Le chantier naval qui a plu aux défenseurs de Lavaux
Mis à l'enquête en pleine campagne «Sauver Lavaux III», le chantier de Moratel implanté sur des vignes a convaincu chez Franz Weber.
Le bâtiment tout en bois signé Localarchitecture a fière allure à l'entrée du port de Cully. On en oublierait carrément qu'il a poussé sur une parcelle encore recouverte de vignes au printemps 2018. Il abrite le nouveau Chantier naval de Moratel (CNDM) inauguré fin septembre par son patron, Yves Estermann.
La nouvelle entreprise est une émanation de celle de Daniel Voruz, concepteur des mythiques voiliers lémaniques Jeudi 12, installée durant quarante ans tout à l'ouest du plateau de la gare. En 2012, au gré du réaménagement de cette zone semi-industrielle, la menace d'expulsion du chantier naval historique devient concrète.

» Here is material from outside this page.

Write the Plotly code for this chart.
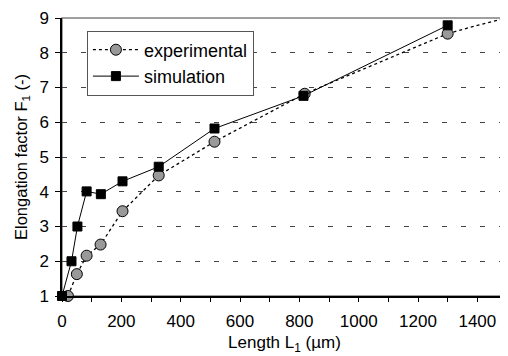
import plotly.graph_objects as go

exp_x = [20, 50, 83, 130, 204, 326, 514, 818, 1300]
exp_y = [1.0, 1.63, 2.16, 2.48, 3.44, 4.47, 5.44, 6.82, 8.55]
sim_x = [0, 32, 52, 83, 131, 204, 326, 514, 814, 1300]
sim_y = [1.0, 2.0, 3.0, 4.01, 3.93, 4.30, 4.72, 5.82, 6.76, 8.79]
ext_x = [1300, 1400, 1500]
ext_y = [8.55, 8.79, 9.0]

FONT = "Liberation Sans"

fig = go.Figure()
fig.add_trace(go.Scatter(x=ext_x, y=ext_y, mode="lines", showlegend=False, cliponaxis=False,
                         line=dict(color="black", width=1.3, dash="dot"), hoverinfo="skip"))
fig.add_trace(go.Scatter(x=exp_x, y=exp_y, mode="lines+markers", name="experimental",
                         legendgroup="a", cliponaxis=False,
                         line=dict(color="black", width=1.3, dash="dot"),
                         marker=dict(symbol="circle", size=11, color="#999999",
                                     line=dict(color="black", width=1))))
fig.add_trace(go.Scatter(x=sim_x, y=sim_y, mode="lines+markers", name="simulation",
                         legendgroup="b", cliponaxis=False,
                         line=dict(color="black", width=1),
                         marker=dict(symbol="square", size=9, color="black",
                                     line=dict(color="black", width=1))))

# page body has an 8px default margin, so the figure is 8px smaller and shifted
fig.update_layout(
    width=500, height=348,
    margin=dict(l=54, r=1, t=10, b=60, autoexpand=False),
    paper_bgcolor="white", plot_bgcolor="white",
    font=dict(family=FONT, size=17, color="black"),
    showlegend=True,
    legend=dict(x=0.056, y=0.955, xanchor="left", yanchor="top",
                bgcolor="white", bordercolor="#555555", borderwidth=1,
                font=dict(family=FONT, size=18), tracegroupgap=0, itemwidth=46),
    xaxis=dict(range=[0, 1500], tickmode="linear", tick0=0, dtick=200,
               ticks="outside", ticklen=4, tickcolor="black", automargin=False,
               ticklabelstandoff=5,
               minor=dict(dtick=100, ticks="outside", ticklen=4, tickcolor="black"),
               showline=True, linecolor="black", linewidth=1.5,
               showgrid=False, zeroline=False,
               title=dict(text="Length L<sub>1</sub> (µm)", font=dict(size=17), standoff=6),
               tickfont=dict(size=17)),
    yaxis=dict(range=[1, 9], tickmode="linear", tick0=1, dtick=1,
               ticks="outside", ticklen=5, tickcolor="black", automargin=False,
               ticklabelstandoff=3,
               showline=True, linecolor="black", linewidth=1.5,
               showgrid=True, gridcolor="#444444", gridwidth=1, griddash="5px,14px",
               zeroline=False,
               title=dict(text="Elongation factor F<sub>1</sub> (-)", font=dict(size=16.5), standoff=8),
               tickfont=dict(size=17)),
    shapes=[dict(type="rect", xref="paper", yref="paper", x0=0, x1=1, y0=0, y1=1,
                 line=dict(color="#808080", width=1.5), layer="below")],
)

fig.write_html("out.html")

Yves Estermann rentre à l'époque de voyages en haute mer, et d'une expérience de dix ans sur les constructions Alinghi, avec le projet de se fixer, en jeune père, dans le village de son enfance. Daniel Voruz est proche de la retraite. «On a vite parlé de reprise, témoigne Yves Estermann. Mais l'option la plus raisonnable aurait été de rester ici le plus longtemps possible puis de fermer boutique ou de louer une halle vers Forel ou au-delà.»
L'ancien syndic de Bourg-en-Lavaux, Max Graf, se souvient que «l'idée de garder dans la commune un jeune artisan d'ici s'est vite imposée». Il étudie diverses variantes d'implantation de ce nouveau chantier privé, notamment dans les hauts de Grandvaux, mais «faire circuler des bateaux sur la route? Non, il fallait que ce soit au port.»
Vigne d'utilité publique…
Finalement, c'est sur une parcelle de 900 m2 plantée en vignes, appartenant à Henri Voruz, frère de Daniel, que le bâtiment est projeté derrière le port. Le vigneron vend son terrain à Yves Estermann «à un prix raisonnable, bien loin des 1000 fr. par m2 au plateau de la gare». Et la construction est mise à l'enquête de mars à avril 2014, soit en pleine campagne «Sauver Lavaux III» (votation en mai 2014). «Je suis allé trouver Suzanne Debluë, secrétaire de l'Association Sauver Lavaux, pour lui présenter le projet et éviter son opposition, explique Yves Estermann. Elle a reconnu la pertinence d'un chantier naval au bord de l'eau.»
Suzanne Debluë explique: «Sauver Lavaux fait la pesée des intérêts, on ne veut pas figer à tout jamais! Implanter une activité nautique au bord du Léman était logique, cela a toujours été le cas.» Le fait que la vigne des Voruz soit en zone d'utilité publique, comme tout le port, et non en zone viticole a aussi détendu les rapports. Elle n'a pas été étonnée de voir débarquer le jeune patron. «Depuis quarante-cinq ans que je suis secrétaire de l'association, ça a bien changé. Avant, nous étions dans le militantisme, aujourd'hui, les gens viennent nous voir pour négocier, ils nous impliquent…»
N'empêche, la période est tendue entre habitants, vignerons et politiques de Lavaux d'un côté et collaborateurs de Franz Weber de l'autre. Des voix s'élèvent dans la presse pour que l'économie de Lavaux ne soit pas plombée par la votation de mai 2014, citant l'exemple du chantier naval de Moratel, que la 3e initiative Weber aurait empêché, selon certains.
Des cabanes de pêcheurs
Aujourd'hui, le hangar du CNDM est bien là. Et ceux qui craignaient l'implantation de cette structure artisanale dans un lieu de détente au bord de l'eau sont sans doute rassurés. «Nous avons cherché une échelle appropriée pour ce gros volume en travaillant la découpe de la toiture, qui évoque des cabanes de pêcheurs accolées les unes aux autres», explique Manuel Bieler, associé chez Localarchitecture, bureau qu'Yves Estermann a sollicité après avoir vu leur projet à l'École Steiner du Bois-Genoud, à Crissier.
Le bois, prépondérant dans cette construction, s'est imposé naturellement: «Le chantier naval restaure des bateaux en bois, c'est le matériau des cabanes de pêcheurs et, de manière plus générale, c'est la seule ressource durable dans la construction», justifie l'architecte.